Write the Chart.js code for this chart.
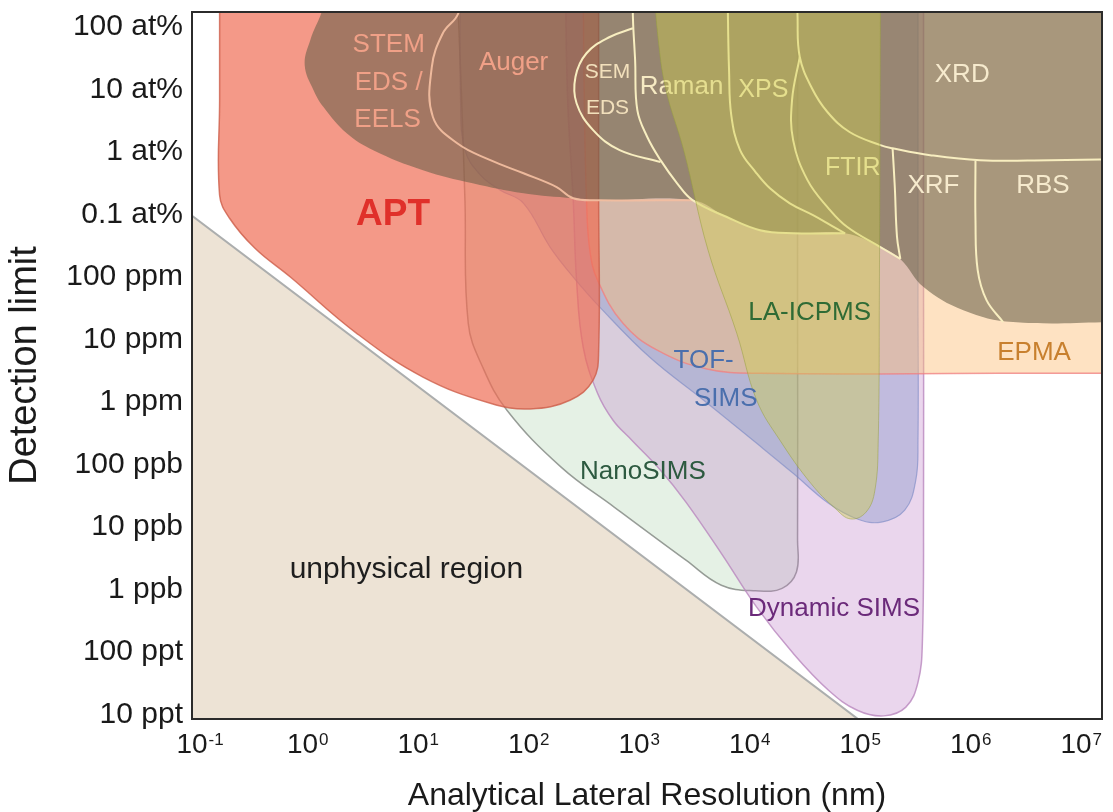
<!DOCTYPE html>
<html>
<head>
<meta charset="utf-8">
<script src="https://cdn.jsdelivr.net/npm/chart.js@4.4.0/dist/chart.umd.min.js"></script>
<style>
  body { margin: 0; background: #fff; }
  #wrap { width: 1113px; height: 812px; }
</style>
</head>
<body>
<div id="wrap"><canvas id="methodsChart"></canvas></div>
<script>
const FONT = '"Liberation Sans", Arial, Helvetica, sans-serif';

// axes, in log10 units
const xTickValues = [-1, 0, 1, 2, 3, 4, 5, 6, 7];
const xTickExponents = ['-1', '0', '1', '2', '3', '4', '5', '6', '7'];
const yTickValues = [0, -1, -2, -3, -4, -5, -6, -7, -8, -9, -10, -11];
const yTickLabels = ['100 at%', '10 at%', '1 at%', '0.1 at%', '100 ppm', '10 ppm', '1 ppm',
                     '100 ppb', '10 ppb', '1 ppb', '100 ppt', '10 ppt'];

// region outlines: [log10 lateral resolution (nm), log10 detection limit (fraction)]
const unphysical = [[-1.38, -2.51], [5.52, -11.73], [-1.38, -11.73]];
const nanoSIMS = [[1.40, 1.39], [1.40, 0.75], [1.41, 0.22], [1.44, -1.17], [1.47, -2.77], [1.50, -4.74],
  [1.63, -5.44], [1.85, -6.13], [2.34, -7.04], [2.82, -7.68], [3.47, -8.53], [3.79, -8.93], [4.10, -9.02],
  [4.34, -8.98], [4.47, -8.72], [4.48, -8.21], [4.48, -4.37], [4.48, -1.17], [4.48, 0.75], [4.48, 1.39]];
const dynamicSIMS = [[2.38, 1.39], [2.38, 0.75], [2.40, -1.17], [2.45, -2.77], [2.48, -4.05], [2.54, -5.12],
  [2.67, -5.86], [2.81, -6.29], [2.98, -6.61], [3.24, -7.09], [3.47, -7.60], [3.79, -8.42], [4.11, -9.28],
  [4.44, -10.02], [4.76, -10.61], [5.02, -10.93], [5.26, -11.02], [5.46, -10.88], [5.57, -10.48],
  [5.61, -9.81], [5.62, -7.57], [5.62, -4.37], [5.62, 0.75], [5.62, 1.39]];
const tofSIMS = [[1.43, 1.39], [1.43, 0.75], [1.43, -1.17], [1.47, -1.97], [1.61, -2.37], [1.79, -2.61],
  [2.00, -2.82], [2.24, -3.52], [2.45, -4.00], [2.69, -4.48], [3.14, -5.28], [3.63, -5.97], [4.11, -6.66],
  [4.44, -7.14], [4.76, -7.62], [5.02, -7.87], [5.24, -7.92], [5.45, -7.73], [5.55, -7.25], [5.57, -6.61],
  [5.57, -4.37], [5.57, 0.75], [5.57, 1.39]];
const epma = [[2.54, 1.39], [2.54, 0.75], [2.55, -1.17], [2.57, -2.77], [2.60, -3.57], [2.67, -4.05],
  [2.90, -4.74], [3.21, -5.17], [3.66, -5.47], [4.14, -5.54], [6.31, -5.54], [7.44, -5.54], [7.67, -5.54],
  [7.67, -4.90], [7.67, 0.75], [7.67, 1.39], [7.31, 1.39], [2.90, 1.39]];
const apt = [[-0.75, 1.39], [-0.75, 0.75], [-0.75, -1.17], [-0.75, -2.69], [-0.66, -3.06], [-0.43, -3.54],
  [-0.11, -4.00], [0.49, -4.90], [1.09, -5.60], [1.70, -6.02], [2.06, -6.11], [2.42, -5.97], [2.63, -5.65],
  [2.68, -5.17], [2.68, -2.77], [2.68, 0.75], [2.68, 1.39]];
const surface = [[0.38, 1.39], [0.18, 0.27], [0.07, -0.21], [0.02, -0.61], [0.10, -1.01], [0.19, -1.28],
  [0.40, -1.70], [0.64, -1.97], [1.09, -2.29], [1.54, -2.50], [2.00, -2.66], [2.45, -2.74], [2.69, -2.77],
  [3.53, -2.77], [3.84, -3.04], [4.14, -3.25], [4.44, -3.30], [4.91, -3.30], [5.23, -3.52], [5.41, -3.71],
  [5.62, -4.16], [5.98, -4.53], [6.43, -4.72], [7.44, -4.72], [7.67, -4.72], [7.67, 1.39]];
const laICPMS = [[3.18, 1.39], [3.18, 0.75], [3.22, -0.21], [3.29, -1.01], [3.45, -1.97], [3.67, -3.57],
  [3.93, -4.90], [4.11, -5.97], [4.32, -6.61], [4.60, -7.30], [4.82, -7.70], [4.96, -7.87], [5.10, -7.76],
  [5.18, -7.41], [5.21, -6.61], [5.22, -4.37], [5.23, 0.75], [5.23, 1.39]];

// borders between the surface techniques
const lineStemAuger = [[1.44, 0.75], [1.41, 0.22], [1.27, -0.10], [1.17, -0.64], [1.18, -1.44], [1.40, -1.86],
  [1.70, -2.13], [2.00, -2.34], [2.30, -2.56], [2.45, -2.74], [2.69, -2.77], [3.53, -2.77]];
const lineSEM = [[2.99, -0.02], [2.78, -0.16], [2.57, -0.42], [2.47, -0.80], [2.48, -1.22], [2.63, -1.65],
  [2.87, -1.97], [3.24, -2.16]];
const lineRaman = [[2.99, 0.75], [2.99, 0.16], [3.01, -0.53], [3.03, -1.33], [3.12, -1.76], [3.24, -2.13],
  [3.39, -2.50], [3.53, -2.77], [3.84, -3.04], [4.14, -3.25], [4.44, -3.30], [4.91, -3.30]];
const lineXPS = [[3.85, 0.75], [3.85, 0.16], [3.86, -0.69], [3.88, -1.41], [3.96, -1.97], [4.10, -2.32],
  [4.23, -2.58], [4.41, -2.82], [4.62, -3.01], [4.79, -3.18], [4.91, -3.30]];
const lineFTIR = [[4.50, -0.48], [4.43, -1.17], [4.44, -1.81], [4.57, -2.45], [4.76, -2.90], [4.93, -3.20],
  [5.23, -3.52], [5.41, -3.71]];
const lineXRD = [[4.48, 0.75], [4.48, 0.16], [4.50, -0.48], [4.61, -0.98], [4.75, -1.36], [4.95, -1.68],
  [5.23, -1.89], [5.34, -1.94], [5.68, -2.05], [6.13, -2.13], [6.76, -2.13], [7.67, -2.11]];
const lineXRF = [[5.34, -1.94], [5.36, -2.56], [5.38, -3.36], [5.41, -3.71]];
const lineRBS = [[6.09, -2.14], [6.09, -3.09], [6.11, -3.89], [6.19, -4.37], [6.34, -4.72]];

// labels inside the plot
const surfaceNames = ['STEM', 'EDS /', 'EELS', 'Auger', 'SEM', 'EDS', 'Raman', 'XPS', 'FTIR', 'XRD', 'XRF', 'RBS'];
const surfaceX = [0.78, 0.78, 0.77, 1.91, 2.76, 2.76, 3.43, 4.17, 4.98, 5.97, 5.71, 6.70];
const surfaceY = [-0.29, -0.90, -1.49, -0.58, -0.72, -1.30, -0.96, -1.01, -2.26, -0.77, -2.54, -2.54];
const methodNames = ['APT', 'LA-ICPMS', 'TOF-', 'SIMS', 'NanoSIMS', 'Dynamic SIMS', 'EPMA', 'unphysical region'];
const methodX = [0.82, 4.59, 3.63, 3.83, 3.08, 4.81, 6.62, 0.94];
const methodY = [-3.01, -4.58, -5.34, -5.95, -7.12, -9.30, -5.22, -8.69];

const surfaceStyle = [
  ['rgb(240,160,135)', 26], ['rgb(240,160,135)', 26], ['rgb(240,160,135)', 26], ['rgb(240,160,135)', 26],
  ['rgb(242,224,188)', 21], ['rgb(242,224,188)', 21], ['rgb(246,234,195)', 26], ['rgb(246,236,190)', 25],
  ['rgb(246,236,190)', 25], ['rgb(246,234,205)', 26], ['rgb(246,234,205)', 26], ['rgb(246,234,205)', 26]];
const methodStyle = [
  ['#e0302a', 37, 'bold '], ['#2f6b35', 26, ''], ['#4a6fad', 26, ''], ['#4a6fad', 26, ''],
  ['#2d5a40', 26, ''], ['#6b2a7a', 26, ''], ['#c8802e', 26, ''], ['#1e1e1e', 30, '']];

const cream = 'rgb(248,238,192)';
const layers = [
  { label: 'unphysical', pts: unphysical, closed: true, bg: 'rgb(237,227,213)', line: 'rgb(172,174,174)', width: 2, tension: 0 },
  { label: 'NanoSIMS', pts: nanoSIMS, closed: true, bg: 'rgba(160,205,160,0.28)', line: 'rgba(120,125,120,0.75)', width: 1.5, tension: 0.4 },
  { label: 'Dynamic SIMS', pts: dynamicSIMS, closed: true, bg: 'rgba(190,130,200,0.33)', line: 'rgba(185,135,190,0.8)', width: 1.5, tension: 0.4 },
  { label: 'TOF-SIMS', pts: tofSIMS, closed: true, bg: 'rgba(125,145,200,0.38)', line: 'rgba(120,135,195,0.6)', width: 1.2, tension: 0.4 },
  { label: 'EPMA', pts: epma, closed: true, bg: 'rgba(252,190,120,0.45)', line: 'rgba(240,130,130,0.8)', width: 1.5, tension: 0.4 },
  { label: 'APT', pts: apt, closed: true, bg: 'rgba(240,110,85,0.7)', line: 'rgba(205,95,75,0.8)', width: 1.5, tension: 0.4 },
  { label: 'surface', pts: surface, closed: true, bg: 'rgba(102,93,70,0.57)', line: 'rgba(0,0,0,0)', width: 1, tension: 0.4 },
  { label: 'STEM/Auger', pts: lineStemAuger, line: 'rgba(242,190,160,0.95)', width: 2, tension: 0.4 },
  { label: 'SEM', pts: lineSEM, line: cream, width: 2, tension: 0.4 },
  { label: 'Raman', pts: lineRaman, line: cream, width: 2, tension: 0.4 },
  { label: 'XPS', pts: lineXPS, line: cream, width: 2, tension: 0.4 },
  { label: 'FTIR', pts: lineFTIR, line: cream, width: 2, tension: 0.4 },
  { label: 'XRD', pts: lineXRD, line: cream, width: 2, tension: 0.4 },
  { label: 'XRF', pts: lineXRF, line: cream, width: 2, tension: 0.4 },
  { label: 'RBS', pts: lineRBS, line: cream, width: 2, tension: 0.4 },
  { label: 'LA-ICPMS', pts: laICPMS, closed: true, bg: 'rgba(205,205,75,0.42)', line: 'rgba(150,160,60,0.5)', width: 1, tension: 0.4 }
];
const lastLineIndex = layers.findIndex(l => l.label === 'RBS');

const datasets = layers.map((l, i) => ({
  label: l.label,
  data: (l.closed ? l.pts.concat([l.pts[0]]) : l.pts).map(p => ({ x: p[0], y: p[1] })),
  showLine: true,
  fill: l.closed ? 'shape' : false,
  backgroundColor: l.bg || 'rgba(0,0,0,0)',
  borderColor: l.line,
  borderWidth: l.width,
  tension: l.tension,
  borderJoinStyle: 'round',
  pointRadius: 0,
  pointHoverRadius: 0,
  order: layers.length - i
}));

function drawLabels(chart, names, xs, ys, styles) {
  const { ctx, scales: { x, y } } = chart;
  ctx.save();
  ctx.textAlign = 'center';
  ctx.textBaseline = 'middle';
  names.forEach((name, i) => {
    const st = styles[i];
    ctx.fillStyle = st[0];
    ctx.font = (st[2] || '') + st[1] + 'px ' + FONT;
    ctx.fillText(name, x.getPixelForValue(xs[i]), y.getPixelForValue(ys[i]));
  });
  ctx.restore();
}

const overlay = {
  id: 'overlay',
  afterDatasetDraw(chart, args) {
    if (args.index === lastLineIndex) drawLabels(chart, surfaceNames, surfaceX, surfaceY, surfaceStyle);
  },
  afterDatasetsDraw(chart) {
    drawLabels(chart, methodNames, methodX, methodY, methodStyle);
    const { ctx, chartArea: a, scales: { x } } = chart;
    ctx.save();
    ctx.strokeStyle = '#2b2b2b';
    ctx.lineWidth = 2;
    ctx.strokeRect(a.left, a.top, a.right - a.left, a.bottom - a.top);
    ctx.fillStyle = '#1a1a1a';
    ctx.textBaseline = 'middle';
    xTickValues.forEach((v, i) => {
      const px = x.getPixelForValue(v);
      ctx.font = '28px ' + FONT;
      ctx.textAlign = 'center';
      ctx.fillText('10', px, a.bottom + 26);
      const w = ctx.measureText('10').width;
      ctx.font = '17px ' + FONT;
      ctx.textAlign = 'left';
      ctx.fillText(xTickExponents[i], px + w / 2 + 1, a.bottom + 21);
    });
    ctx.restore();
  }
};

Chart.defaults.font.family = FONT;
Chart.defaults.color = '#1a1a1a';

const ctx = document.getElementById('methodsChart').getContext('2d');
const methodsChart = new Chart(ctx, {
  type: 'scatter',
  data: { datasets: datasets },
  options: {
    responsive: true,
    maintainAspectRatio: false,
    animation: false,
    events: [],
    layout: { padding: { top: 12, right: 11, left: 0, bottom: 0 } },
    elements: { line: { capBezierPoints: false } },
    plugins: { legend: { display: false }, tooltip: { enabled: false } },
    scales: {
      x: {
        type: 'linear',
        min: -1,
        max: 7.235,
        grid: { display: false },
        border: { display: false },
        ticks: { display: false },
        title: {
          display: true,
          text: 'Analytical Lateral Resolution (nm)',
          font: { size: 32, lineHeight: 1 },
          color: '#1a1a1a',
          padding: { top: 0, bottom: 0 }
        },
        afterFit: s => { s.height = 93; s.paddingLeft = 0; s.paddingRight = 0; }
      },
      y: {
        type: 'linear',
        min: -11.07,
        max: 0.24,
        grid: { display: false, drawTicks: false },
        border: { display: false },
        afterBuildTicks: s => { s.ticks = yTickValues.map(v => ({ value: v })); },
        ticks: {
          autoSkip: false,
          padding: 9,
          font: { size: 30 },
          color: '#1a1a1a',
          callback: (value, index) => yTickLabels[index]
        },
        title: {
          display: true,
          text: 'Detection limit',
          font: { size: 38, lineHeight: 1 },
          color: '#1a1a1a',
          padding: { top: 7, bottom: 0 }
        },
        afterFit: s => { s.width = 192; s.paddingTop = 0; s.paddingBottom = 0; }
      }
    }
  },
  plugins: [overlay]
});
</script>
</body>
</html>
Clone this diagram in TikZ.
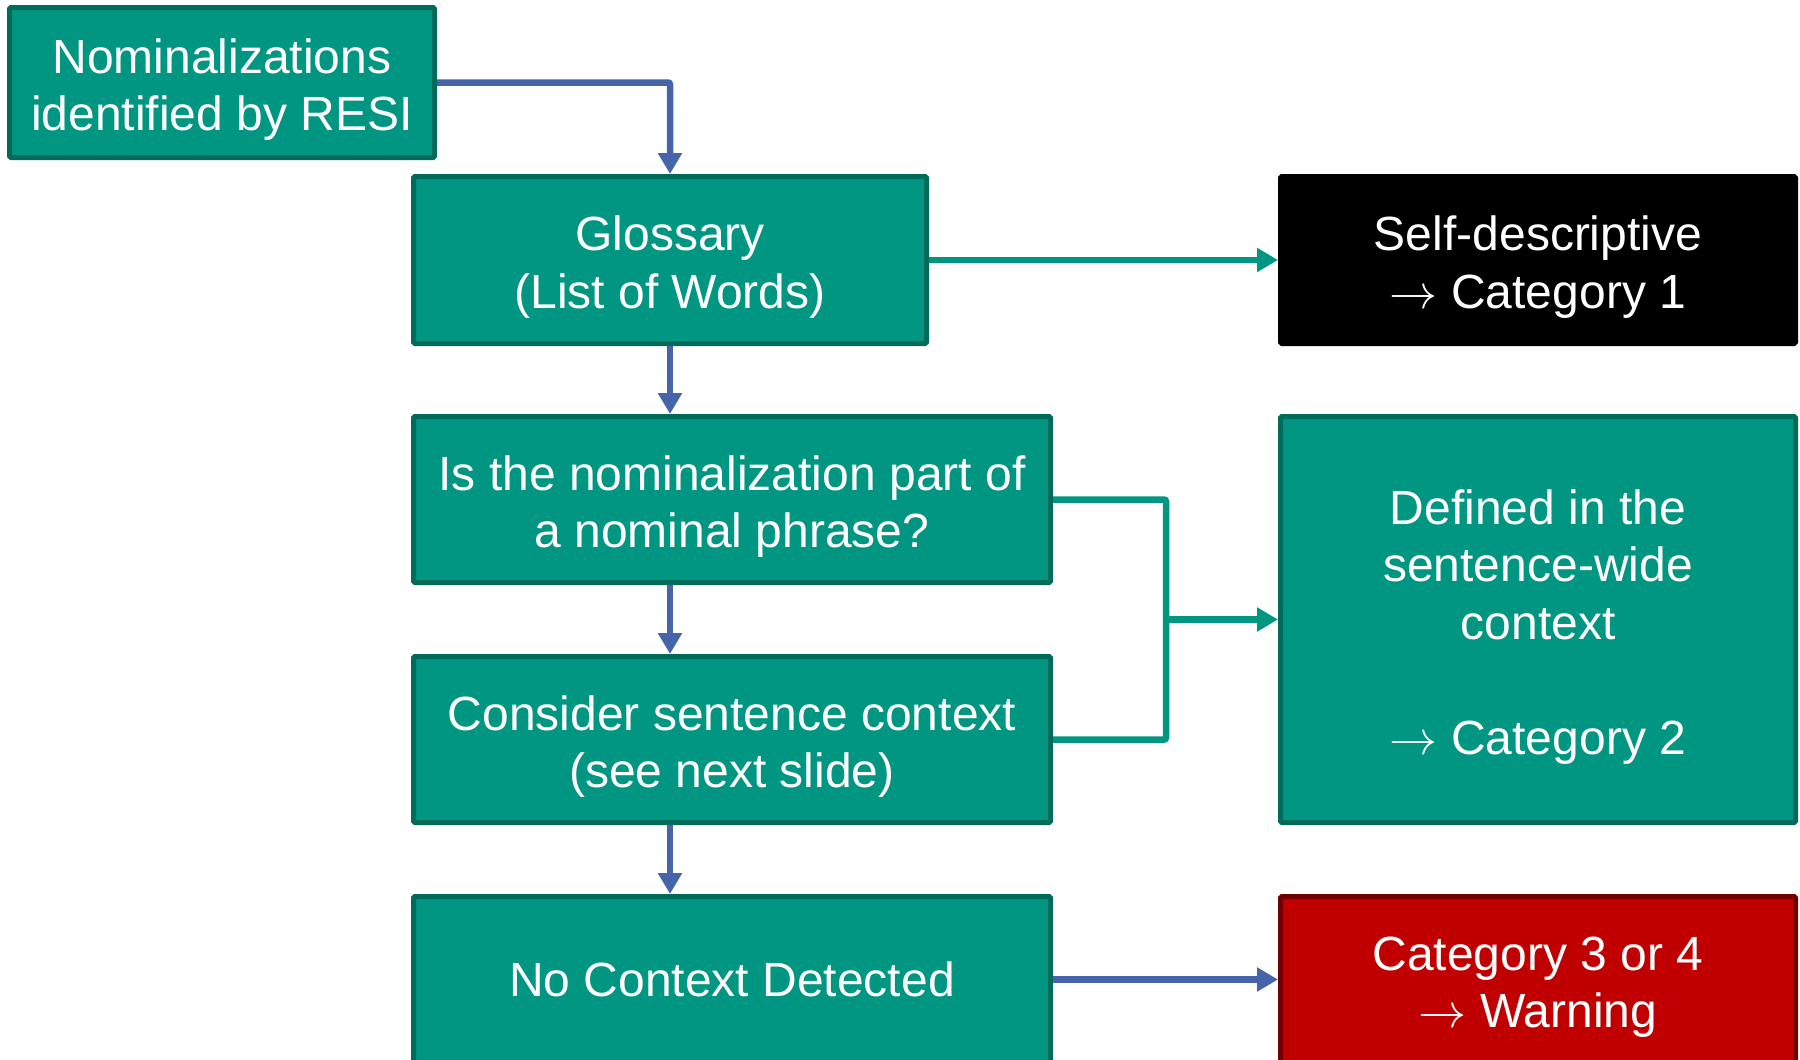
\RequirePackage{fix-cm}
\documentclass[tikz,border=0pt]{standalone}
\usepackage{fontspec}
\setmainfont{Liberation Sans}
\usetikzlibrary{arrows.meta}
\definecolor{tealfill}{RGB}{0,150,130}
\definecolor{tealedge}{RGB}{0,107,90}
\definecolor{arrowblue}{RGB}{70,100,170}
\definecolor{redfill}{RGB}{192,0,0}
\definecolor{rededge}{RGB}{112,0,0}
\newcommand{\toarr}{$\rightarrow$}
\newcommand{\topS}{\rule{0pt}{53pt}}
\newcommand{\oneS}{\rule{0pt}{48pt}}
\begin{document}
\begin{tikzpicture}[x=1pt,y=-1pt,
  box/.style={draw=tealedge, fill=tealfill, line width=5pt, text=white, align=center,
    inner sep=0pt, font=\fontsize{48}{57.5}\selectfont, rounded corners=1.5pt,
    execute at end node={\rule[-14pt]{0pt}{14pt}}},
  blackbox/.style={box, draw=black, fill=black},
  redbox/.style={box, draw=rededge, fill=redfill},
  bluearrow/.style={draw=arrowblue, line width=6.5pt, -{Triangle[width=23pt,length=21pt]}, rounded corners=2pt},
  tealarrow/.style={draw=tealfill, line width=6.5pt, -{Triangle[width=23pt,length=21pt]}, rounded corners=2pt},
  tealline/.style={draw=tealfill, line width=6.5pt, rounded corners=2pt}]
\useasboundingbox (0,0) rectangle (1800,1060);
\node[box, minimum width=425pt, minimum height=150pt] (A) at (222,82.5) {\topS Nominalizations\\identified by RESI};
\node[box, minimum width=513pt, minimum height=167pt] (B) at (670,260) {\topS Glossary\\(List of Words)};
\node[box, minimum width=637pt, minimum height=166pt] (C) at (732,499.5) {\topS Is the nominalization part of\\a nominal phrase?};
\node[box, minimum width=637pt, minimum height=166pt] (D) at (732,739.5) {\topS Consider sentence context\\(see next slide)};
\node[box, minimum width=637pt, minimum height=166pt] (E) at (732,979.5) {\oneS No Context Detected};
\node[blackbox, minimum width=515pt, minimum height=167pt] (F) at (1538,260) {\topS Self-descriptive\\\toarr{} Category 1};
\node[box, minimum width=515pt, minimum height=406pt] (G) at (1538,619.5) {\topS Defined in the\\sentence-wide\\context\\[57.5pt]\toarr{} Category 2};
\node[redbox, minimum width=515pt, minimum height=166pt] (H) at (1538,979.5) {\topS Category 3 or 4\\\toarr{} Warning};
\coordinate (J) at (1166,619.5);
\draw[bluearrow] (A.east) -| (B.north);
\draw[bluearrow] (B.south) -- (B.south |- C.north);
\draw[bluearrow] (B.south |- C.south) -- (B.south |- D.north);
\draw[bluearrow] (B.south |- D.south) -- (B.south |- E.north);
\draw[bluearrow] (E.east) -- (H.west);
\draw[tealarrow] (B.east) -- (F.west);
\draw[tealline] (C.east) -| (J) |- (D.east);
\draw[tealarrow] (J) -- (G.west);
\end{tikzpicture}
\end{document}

++++++

--- Given task ---
Only the lines from the start of the records to the one containing "Arial, Helvetica, sans-serif';" should be repeated, exactly and with both ends kept; drop any pictures.

--- Solution to the exercise ---
Write the Chart.js code for this chart.
<!DOCTYPE html>
<html>
<head>
<meta charset="utf-8">
<script src="https://cdn.jsdelivr.net/npm/chart.js@4.4.0/dist/chart.umd.min.js"></script>
<style>
  body { margin: 0; background: #fff; }
  #wrap { width: 1113px; height: 812px; }
</style>
</head>
<body>
<div id="wrap"><canvas id="methodsChart"></canvas></div>
<script>
const FONT = '"Liberation Sans", Arial, Helvetica, sans-serif';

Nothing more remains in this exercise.